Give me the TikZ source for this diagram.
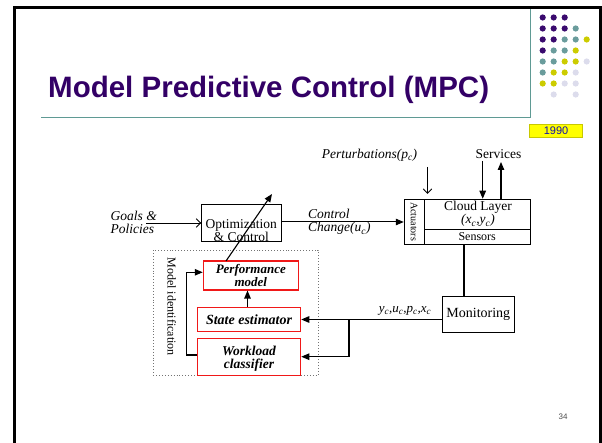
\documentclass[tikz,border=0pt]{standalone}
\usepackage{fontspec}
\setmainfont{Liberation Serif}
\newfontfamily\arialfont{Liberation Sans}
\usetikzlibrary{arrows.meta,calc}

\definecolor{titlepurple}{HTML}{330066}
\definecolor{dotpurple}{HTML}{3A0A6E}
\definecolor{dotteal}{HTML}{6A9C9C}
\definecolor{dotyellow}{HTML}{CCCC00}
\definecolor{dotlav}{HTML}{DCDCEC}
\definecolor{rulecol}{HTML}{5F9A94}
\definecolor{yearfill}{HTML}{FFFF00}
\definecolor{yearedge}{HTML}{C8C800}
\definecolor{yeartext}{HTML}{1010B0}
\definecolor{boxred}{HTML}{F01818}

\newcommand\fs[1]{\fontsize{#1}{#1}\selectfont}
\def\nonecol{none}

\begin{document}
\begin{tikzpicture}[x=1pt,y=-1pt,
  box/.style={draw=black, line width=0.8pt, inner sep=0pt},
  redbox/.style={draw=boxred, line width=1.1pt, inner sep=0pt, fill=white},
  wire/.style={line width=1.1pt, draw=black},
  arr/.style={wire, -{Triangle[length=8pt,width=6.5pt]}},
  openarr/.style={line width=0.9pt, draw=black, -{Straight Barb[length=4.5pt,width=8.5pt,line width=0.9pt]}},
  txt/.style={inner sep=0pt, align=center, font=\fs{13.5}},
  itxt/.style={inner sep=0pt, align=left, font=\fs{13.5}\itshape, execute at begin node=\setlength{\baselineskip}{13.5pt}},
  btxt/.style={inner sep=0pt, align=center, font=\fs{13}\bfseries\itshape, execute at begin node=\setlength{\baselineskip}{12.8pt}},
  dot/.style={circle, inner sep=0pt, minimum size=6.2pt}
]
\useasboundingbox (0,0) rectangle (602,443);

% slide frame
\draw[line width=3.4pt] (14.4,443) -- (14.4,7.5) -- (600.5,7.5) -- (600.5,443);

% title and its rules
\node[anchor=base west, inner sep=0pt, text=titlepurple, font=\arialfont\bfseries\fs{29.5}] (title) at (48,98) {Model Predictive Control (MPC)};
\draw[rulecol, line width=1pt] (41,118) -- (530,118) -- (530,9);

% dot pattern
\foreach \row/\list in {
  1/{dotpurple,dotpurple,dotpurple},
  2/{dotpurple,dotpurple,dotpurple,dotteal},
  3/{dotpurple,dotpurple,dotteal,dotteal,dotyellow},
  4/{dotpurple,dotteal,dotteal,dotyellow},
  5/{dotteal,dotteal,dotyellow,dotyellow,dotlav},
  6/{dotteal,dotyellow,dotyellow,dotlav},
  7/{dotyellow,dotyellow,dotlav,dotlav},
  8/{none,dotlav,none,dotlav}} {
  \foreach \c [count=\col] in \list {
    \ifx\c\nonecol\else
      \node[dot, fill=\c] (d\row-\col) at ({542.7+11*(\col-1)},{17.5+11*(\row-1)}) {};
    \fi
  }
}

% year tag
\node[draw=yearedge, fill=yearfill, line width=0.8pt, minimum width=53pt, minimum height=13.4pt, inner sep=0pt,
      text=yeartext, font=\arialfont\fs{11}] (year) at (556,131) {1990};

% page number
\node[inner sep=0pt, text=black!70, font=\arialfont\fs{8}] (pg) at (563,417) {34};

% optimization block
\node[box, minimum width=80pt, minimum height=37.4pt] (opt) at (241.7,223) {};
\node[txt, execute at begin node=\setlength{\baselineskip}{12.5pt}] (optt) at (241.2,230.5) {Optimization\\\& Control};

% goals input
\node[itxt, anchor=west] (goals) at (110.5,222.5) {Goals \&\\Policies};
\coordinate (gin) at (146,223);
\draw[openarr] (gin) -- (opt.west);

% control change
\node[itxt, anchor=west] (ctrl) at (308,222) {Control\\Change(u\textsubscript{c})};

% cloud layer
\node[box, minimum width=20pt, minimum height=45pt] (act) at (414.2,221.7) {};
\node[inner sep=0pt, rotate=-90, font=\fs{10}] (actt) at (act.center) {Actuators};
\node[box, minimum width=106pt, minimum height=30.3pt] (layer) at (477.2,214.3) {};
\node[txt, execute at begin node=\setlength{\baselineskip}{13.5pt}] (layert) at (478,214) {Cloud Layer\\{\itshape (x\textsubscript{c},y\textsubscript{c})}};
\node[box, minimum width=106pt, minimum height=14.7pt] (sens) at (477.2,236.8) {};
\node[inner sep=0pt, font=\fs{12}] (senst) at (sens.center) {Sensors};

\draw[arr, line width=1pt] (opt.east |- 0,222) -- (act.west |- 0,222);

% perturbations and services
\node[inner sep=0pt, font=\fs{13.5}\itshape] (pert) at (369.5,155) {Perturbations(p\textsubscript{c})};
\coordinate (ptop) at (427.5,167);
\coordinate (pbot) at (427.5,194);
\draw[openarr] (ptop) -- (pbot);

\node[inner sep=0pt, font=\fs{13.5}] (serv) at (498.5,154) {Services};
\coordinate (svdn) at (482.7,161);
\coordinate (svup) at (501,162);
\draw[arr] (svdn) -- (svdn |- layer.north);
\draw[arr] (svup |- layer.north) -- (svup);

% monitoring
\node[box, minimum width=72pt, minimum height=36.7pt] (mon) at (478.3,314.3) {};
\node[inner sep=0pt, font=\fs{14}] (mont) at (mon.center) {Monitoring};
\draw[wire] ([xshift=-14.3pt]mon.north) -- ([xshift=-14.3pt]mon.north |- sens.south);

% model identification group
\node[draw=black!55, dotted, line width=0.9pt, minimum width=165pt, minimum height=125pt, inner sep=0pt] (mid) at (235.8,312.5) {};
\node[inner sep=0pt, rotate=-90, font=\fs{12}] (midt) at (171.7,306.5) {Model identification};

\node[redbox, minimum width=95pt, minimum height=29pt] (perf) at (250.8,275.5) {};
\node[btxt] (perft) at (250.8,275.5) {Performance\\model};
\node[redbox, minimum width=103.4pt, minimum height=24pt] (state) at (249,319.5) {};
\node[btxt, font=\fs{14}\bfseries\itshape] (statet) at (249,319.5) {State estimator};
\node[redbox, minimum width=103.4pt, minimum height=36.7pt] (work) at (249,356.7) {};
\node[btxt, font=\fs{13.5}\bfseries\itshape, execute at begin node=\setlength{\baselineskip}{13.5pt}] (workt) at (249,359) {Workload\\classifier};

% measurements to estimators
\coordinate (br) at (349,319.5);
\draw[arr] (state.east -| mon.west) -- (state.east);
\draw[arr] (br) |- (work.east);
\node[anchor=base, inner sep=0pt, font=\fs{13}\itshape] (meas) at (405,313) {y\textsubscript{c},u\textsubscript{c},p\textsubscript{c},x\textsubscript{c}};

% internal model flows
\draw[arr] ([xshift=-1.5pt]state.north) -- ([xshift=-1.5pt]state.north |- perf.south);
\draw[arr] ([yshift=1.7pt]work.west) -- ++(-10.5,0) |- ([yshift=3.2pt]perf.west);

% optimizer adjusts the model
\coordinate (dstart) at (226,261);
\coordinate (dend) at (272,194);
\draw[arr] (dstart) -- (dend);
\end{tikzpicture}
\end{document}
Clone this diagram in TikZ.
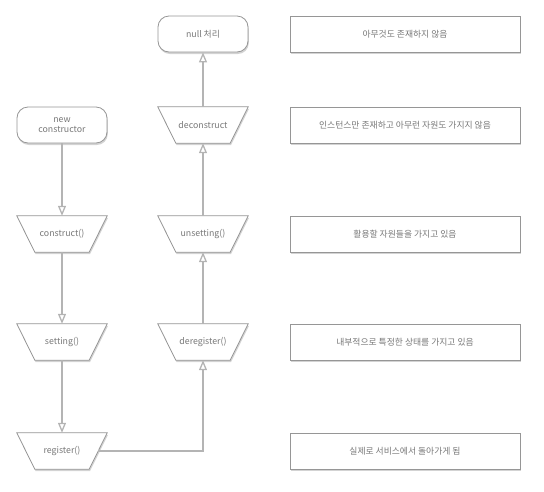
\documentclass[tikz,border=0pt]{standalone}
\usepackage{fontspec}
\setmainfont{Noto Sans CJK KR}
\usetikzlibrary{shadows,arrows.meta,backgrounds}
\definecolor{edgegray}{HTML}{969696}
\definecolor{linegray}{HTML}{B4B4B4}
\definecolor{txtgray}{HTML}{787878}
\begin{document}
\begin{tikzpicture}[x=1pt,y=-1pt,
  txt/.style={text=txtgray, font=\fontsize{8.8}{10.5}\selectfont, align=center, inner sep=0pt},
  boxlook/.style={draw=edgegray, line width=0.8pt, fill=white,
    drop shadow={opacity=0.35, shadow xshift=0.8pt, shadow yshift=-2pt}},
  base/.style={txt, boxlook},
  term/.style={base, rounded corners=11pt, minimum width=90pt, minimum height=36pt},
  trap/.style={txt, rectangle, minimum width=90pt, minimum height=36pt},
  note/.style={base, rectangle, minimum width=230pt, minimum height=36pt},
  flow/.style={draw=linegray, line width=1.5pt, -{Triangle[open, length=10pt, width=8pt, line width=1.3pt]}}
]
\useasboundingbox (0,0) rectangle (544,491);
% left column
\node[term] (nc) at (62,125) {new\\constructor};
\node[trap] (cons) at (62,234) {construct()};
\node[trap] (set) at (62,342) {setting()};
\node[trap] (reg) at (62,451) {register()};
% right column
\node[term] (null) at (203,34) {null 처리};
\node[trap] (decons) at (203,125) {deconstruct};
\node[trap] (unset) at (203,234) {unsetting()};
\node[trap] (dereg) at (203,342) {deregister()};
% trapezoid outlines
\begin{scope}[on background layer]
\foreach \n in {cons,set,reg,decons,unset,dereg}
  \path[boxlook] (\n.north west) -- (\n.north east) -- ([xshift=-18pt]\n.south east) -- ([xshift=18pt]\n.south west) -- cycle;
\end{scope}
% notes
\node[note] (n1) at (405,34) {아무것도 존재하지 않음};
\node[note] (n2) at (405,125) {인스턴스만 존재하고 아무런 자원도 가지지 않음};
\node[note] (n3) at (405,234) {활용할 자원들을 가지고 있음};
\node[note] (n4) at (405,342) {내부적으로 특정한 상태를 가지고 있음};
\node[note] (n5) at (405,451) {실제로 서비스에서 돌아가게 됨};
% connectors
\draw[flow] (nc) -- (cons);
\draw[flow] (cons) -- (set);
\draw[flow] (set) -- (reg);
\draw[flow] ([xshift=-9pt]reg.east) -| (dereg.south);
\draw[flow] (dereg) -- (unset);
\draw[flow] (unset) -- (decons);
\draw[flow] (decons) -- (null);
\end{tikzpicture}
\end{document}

══════════

What the task asks
Reproduce each line of the material containing the word "diagram".

Solution to this problem
Give me the TikZ source for this diagram.
Clone this diagram in TikZ.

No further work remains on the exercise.